» Material to process:
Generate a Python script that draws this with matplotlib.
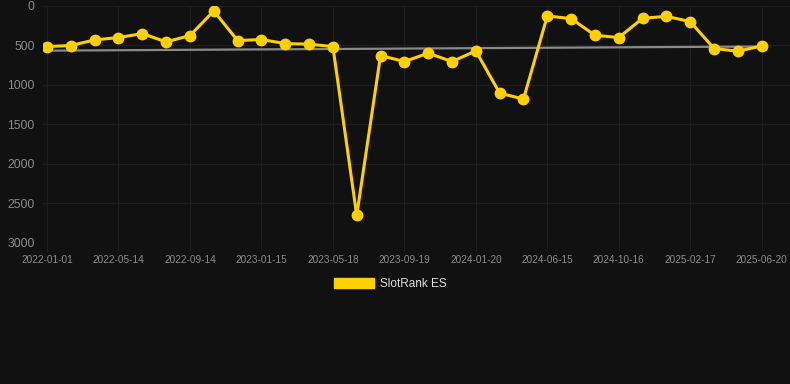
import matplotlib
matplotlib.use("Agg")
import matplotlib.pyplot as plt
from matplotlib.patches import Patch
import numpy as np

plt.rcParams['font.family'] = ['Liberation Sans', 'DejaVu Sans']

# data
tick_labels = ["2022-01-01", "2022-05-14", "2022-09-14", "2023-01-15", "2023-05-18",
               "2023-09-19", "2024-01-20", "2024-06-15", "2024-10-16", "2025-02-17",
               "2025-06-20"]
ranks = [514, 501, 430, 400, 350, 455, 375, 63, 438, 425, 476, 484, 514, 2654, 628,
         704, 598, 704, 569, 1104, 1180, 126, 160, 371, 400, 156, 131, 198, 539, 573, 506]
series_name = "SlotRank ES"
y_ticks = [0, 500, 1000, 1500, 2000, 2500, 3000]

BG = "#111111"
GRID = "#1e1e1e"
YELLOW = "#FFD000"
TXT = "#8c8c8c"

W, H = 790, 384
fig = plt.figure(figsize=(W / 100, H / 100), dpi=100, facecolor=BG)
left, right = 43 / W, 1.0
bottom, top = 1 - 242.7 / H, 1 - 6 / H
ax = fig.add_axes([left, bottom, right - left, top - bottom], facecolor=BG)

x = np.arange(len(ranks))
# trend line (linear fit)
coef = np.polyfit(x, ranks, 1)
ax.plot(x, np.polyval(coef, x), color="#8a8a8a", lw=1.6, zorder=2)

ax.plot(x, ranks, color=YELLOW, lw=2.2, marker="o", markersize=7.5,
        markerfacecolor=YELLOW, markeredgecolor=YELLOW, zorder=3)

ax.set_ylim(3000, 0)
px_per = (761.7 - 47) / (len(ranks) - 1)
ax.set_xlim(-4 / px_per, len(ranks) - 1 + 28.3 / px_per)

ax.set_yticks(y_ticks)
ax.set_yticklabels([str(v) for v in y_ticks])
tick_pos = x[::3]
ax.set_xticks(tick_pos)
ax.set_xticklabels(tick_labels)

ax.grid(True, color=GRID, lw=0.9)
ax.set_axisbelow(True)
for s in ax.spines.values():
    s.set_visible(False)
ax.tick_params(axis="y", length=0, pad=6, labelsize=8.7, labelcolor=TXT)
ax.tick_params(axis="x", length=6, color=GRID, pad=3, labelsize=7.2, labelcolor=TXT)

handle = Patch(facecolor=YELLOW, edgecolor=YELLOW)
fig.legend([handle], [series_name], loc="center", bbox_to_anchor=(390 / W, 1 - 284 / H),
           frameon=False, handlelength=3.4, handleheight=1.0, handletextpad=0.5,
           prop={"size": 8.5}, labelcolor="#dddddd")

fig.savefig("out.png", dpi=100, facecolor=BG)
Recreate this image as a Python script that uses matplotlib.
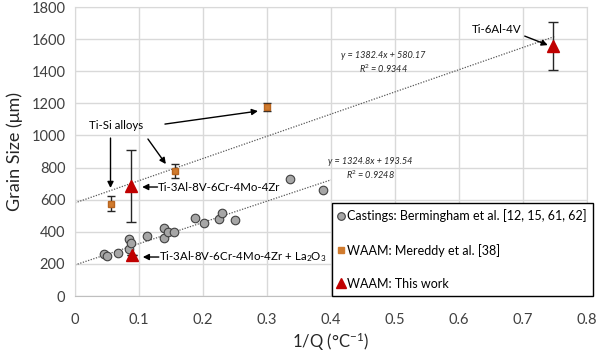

» Your instructions: Leave the pictures out, and restate exactly the lines from the start of the records through the one that contains "plt.rcParams['font.family'] = ['Liberation".

» Solution to this problem:
Generate a Python script that draws this with matplotlib.
import matplotlib
matplotlib.use("Agg")
import matplotlib.pyplot as plt
from matplotlib.patches import Patch
import numpy as np

plt.rcParams['font.family'] = ['Liberation Sans', 'DejaVu Sans']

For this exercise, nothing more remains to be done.